Over 820m people suffering from hunger – UN
After nearly a decade of progress, the number of people who suffer from hunger has slowly increased over the past three years, with about one in every nine people globally suffering from hunger today, the United Nations said in a new report released on Monday.
This fact underscores “the immense challenge” to achieving the Zero Hunger target of the Sustainable Development Goals (SDGs) by 2030, according to the State of Food Security and Nutrition in the World 2019.
The report, launched on the margins of the High-level Political Forum (HLPF) – the main UN platform monitoring follow-up on States’ actions on the SDGs – currently under way in New York, breaks down statistics by region, and shows that hunger has risen almost 20 per cent in Africa’s subregions, areas which also have the greatest prevalence of undernourishment.
Although the pervasiveness of hunger in Latin America and the Caribbean is still below seven per cent, it is slowly increasing.

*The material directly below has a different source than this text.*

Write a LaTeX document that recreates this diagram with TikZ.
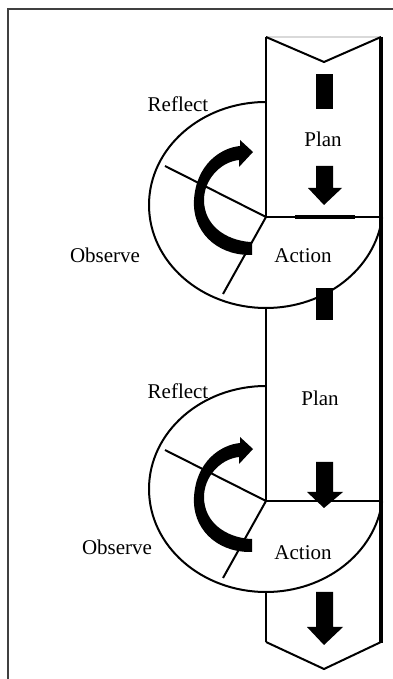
\documentclass[tikz,border=0pt]{standalone}
\usepackage{fontspec}
\setmainfont{Liberation Serif}

\begin{document}
\begin{tikzpicture}[x=0.5pt,y=0.5pt,
		lbl/.style={font=\fontsize{10.5}{12}\selectfont},
		edge/.style={line width=1pt},
		rim/.style={line width=1.6pt}]
		\useasboundingbox (0,0) rectangle (392,679);

		% frame (only top and left show)
		\draw[black!75, line width=1pt] (8,-10) -- (8,670) -- (400,670);

		% column: notched top, pointed bottom
		\draw[black!15, line width=0.6pt] (266,642) -- (381,642);
		\draw[edge] (266,642) -- (324,617) -- (381,642);
		\draw[edge] (266,37) -- (324,10) -- (381,37);
		\draw[rim] (381,642) -- (381,36);
		\draw[edge] (266,642) -- (266,462);
		\draw[edge] (266,371) -- (266,178);
		\draw[edge] (266,87) -- (266,37);

		% the two cycles: circle, dividers, turning arrow
		\foreach \dy/\ay in {0/0, -284/-297} {
			\draw[edge] (266,577+\dy) arc[start angle=90, end angle=353,
				x radius=58.5pt, y radius=51.5pt];
			\draw[edge] (266,462+\dy) -- (381,462+\dy);
			\draw[edge] (165,513+\dy) -- (266,462+\dy) -- (223,385+\dy);
			\fill[shift={(0,\ay)}] (252,424) -- (250,424)
				.. controls (215,424) and (192,449) .. (194,479)
				.. controls (196,514) and (220,531) .. (240,533)
				-- (240,539) -- (253,527) -- (239,512) -- (239,519)
				.. controls (220,517) and (204,499) .. (204,479)
				.. controls (204,454) and (225,439) .. (250,437)
				-- (252,437) -- cycle;
		}

		% heavy bit on the first divider
		\draw[line width=2pt] (295,462) -- (355,462);

		% bars and arrows down the column
		\fill (316,605) rectangle (333,570);
		\fill (316,513) -- (333,513) -- (333,491) -- (342,491) -- (324,474)
			-- (308,491) -- (316,491) -- cycle;
		\fill (316,391) rectangle (333,359);
		\fill (316,217) -- (333,217) -- (333,187) -- (343,187) -- (324,171)
			-- (307,187) -- (316,187) -- cycle;
		\fill (316,87) -- (333,87) -- (333,52) -- (343,52) -- (324,34)
			-- (307,52) -- (316,52) -- cycle;

		% labels
		\node[lbl] (reflectA) at (178,575) {Reflect};
		\node[lbl] (planA) at (323,540) {Plan};
		\node[lbl] (observeA) at (105,424) {Observe};
		\node[lbl] (actionA) at (303,423) {Action};
		\node[lbl] (reflectB) at (178,288) {Reflect};
		\node[lbl] (planB) at (320,281) {Plan};
		\node[lbl] (observeB) at (117,132) {Observe};
		\node[lbl] (actionB) at (303,126) {Action};
	\end{tikzpicture}
\end{document}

And in Asia, undernourishment affects 11 per cent of the population. Although southern Asia saw great progress over the last five years, at almost 15 per cent, it is still the subregion with the highest prevalence of undernourishment.
“Our actions to tackle these troubling trends will have to be bolder, not only in scale but also in terms of multisectoral collaboration,” the heads of the UN Food and Agriculture Organisation (FAO), the International Fund for Agricultural Development (IFAD), the UN Children’s Fund (UNICEF), the World Food Programme (WFP) and the World Health Organisation (WHO) urged in their joint foreword to the report.
Hunger is increasing in many countries where economic growth is lagging, particularly in middle-income countries and those that rely heavily on international primary commodity trade.
The annual UN report also found that income inequality is rising in many of the countries where hunger is on the rise, making it even more difficult for the poor, vulnerable or marginalized to cope with economic slowdowns and downturns.
“We must foster pro-poor and inclusive structural transformation focusing on people and placing communities at the centre to reduce economic vulnerabilities and set ourselves on track to ending hunger, food insecurity and all forms of malnutrition,” the UN leaders said.
Food insecurity
This year’s edition of the report takes a broader look at the impact of food insecurity – beyond hunger.
It introduces, for the first time, a second indicator for monitoring Sustainable Development Goals (SDGs) Target 2.1 on the Prevalence of Moderate or Severe Food Insecurity that shows that 17.2 per cent of the world’s population, or 1.3 billion people, lacked regular access to “nutritious and sufficient food”.
“Even if they were not necessarily suffering from hunger, they are at greater risk of various forms of malnutrition and poor health”, according to the report.
The combination of moderate and severe levels of food insecurity brings the estimate to about two billion people, where, in every continent, women are slightly more food insecure than men.
Low birthweight still a major challenge
Turning to children, the report disclosed that since 2012, no progress has been made in reducing low birthweight.
Additionally, while the number of under-age-five children affected by stunting has decreased over the past six years by 10 per cent globally, the pace of progress is too slow to meet the 2030 target of halving the number of stunted children.
Furthermore, overweight and obesity continue to increase throughout all regions, particularly among school-age children and adults.
To safeguard food security and nutrition, the 2019 report stresses the importance to economic and social policies to counteract the effects of adverse economic cycles when they arrive, while avoiding cuts in essential services.
It maintains that the uneven pace of economic recovery “is undermining efforts to end hunger and malnutrition, with hunger increasing in many countries where the economy has slowed down or contracted”, mostly in middle-income nations.
Moreover, economic slowdowns or downturns disproportionally undermine food security and nutrition where inequalities are greater.
“Income inequality increases the likelihood of severe food insecurity, and this effect is 20 per cent higher for low-income countries compared with middle-income countries”, the report spells out.
The report concludes with guidance on what short- and long-term policies must be undertaken to safeguard food security and nutrition during episodes of economic turmoil or in preparation for them, such as integrating food security and nutrition concerns into poverty reduction efforts using pro-poor and inclusive structural transformations.